THINKING ERRORS
By Karl Arnold Belser
14 October 2013




The most serious thinking issue is the Dunning-Kruger Effect in which a person doesn't know that they don't know. This lack of self-knowledge is not black and white, but rather a kind of biased thinking about or estimation of one's abilities.

The heart of the matter is the two types of thinking processes that 
Daniel Kehneman describes in his book Thinking, Fast and Slow, System 1 for reflexive thinking and System 2 for conscious calculation. Kehneman points out that most people operate reflexively and actually avoid and do not enjoy conscious thinking. These System 1 errors are Cognitive Biases. These  biases are subtle because one generally is not aware that a thinking error is occurring.

I think that the method for Reducing Cognitive Biases is to observe that most biases are reflexive and hence unconscious. If one can recognize situations in which a particular bias might occur, one might be able to become conscious (that is, to use System 2) and consciously consider what to do or say.

In short, I want to clean up my act so that I don't make obvious thinking errors.

My method in this article is to read and consider the lists of errors given in Wikipedia as follows:

List of Common Misconceptions


I have put the List of Misconceptions first to remind me to think based on real data or from first principles, which I know to be true.

The Black Swan

I have put the book titled The Black Swan next just because of the importance of the narrative fallacy. The mind almost  always makes up a story to explain the data so that the data can be remembered. Often the story corrupts the data because it is not true.'

List of Fallacies

I put the List of Fallacies next because they are simply common  thinking errors that should be habitually avoided.

List of Cognitive Biases

The list of cognitive biases is
both long and daunting. Hence, I will discuss a few biases from the Decision-Making, Belief and Behavioral Biases sub-list that I think might effect my investing behavior and in the big picture my ability to survive Black Swan events.. I am not going to discuss misconceptions or fallacies. These can be studied separately.


1. Status quo bias


This is the tendency to favor things the way they are. The argument "If it ain't broke, don't fix it" is a central idea. I know that as an older person I don't have the energy to make changes even though they might improve things a bit. I am afraid of the  unexpected consequences. The imperative is: "Think Outside the Box".

2. Normalcy bias

This is the denial that unexpected things (low probability events) might happen. The person makes no effort to avoid all together or to become robust to such events. This is what the turkey might think until the day he becomes Thanksgiving dinner, the Parable of the Turkey. The imperative is: "Hope for the best and prepare for the worst".

3. Bandwagon effect

This is the tendency to act or think like the group. I describe this kind of thinking error in Avalanche-Like Behavior.

4. Attention bias

This is the tendency for a person to focus on what he or she thinks about the most. The old adage that "If all you have is a hammer, everything looks like a nail" sums up this effect.

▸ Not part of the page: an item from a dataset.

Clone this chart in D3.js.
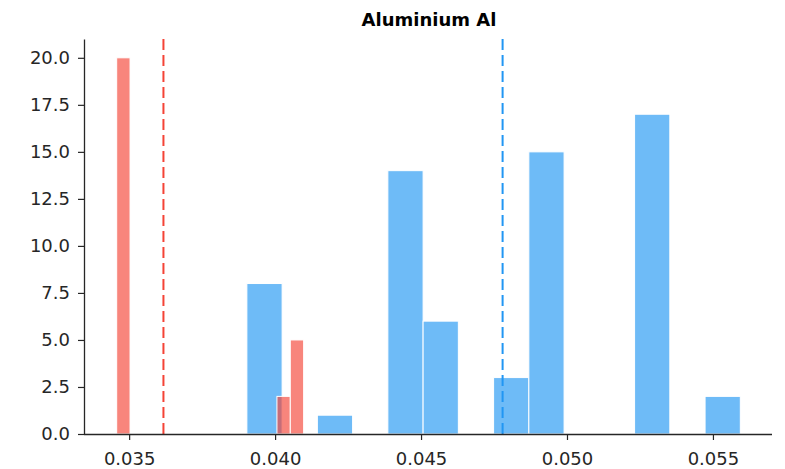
<!DOCTYPE html>
<html>
<head>
<meta charset="utf-8">
<script src="https://cdn.jsdelivr.net/npm/d3@7"></script>
<style>
  body { margin: 0; background: #fff; }
  text { font-family: "DejaVu Sans", sans-serif; }
</style>
</head>
<body>
<div id="output"></div>
<script>
// histogram bins (14 equal bins per group)
var redRange = [0.034573, 0.040978];
var redCounts = [20, 0, 0, 0, 0, 0, 0, 0, 0, 0, 0, 0, 2, 5];
var redMean = 0.036175;

var blueRange = [0.039033, 0.055938];
var blueCounts = [8, 0, 1, 0, 14, 6, 0, 3, 15, 0, 0, 17, 0, 2];
var blueMean = 0.047794;

var xTicks = [0.035, 0.040, 0.045, 0.050, 0.055];
var yTicks = [0, 2.5, 5, 7.5, 10, 12.5, 15, 17.5, 20];
var title = "Aluminium Al";

var width = 785, height = 469;
var m = { left: 84, right: 772, top: 39, bottom: 434 };

var svg = d3.select("#output").append("svg")
  .attr("width", width)
  .attr("height", height);

var lo = Math.min(redRange[0], blueRange[0]);
var hi = Math.max(redRange[1], blueRange[1]);
var pad = (hi - lo) * 0.05;

var x = d3.scaleLinear().domain([lo - pad, hi + pad]).range([m.left + 1.5, m.right - 0.5]);
var yMax = d3.max(redCounts.concat(blueCounts)) * 1.05;
var y = d3.scaleLinear().domain([0, yMax]).range([m.bottom, m.top]);

function toBins(range, counts) {
  var w = (range[1] - range[0]) / counts.length;
  return counts.map(function(c, i) {
    return { x0: range[0] + i * w, x1: range[0] + (i + 1) * w, n: c };
  }).filter(function(d) { return d.n > 0; });
}

function drawHist(bins, color) {
  svg.append("g").selectAll("rect")
    .data(bins)
    .enter().append("rect")
    .attr("x", function(d) { return x(d.x0); })
    .attr("y", function(d) { return y(d.n); })
    .attr("width", function(d) { return x(d.x1) - x(d.x0); })
    .attr("height", function(d) { return y(0) - y(d.n); })
    .style("fill", color)
    .style("fill-opacity", 0.65)
    .style("stroke", "#fff")
    .style("stroke-width", 1);
}

drawHist(toBins(blueRange, blueCounts), "#2196F3");
drawHist(toBins(redRange, redCounts), "#F44336");

// mean lines
[[redMean, "#F44336"], [blueMean, "#2196F3"]].forEach(function(d) {
  svg.append("line")
    .attr("x1", x(d[0])).attr("x2", x(d[0]))
    .attr("y1", m.top).attr("y2", m.bottom)
    .style("stroke", d[1])
    .style("stroke-width", 2)
    .style("stroke-dasharray", "11,5");
});

var xAxis = svg.append("g")
  .attr("transform", "translate(0," + m.bottom + ")")
  .call(d3.axisBottom(x).tickValues(xTicks).tickFormat(d3.format(".3f"))
    .tickSize(6).tickPadding(12).tickSizeOuter(0));
xAxis.select(".domain").attr("d", "M" + m.left + ",0.5H" + m.right);

var yAxis = svg.append("g")
  .attr("transform", "translate(" + m.left + ",0)")
  .call(d3.axisLeft(y).tickValues(yTicks).tickFormat(d3.format(".1f"))
    .tickSize(6).tickPadding(8).tickSizeOuter(0));

[xAxis, yAxis].forEach(function(a) {
  a.selectAll("text").style("font-size", "18px").style("fill", "#262626");
  a.selectAll("line").style("stroke", "#262626").style("stroke-width", 1.2);
  a.select(".domain").style("stroke", "#262626").style("stroke-width", 1.3);
});

svg.append("text")
  .attr("x", (m.left + m.right) / 2 + 1)
  .attr("y", 26)
  .attr("text-anchor", "middle")
  .style("font-weight", "bold")
  .style("font-size", "18px")
  .text(title);
</script>
</body>
</html>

It is also possible that the media might focus attention inappropriately as I describe in Attention Economics.  The imperative is: "Look for data and avoid the hype".

5.  Framing Bias

Decision-making tends to be influenced when the stated outcome as a gain or when the stated outcome as a loss. 
Daniel Kehneman received the Nobel Prize in Economics for quantifying this effect in his work called Prospect Theory. Prospect Theory disproved the Efficient-Market Hypothesis.

6.  Anchoring Bias

This is the tendency for people to use the first piece of information as a reference and then to adjust future decision relative to this anchor.

7. Belief bias

The tendency for an individual to judge a proposition based on the proposition's plausibility, not on observed data. The imperative is to ask "What data supports the proposition, and is the proposition falsifiable?"


8. Confirmation Bias

This is the tendency to look for interpretations and to remember information that confirms what one believes. The warning is:  "Correlation does not prove causation".

9. Clustering illusion

This is the tendency to see patterns in small amounts or short runs of data. The imperative is: "Make sure the sample size is large enough to get a good statistical average".

10. Hyperbolic Discount Bias

This is the tendency for a person to prefer a reward now versus a bigger reward later. This tendency may be why some investors do not hold their securities for long time periods. The result is a smaller profit. Warren Buffett avoids this problem by saying that "My favorite holding period is forever".

11. Ludic fallacy

It is not possible to predict the future with mathematical modeling. Hence, a game is not a good metaphor for real life situations. There will always be significant unexpected events that will dramatically change the future.

12. Impact bias

The tendency to over-estimate future feelings or emotional states as the consequence of a current action. E.G. would more money or a new car now make me happier tomorrow? Probably not.

13. Restraint bias

This is the tendency for people to over-estimate their ability to have self-control.  This effect is especially bad when a person believes that they have excellent self-control, which is a good example of the Dunning-Kruger Effect. The imperative is: Keep reminding yourself "I don't really have as much self-control as I think I do".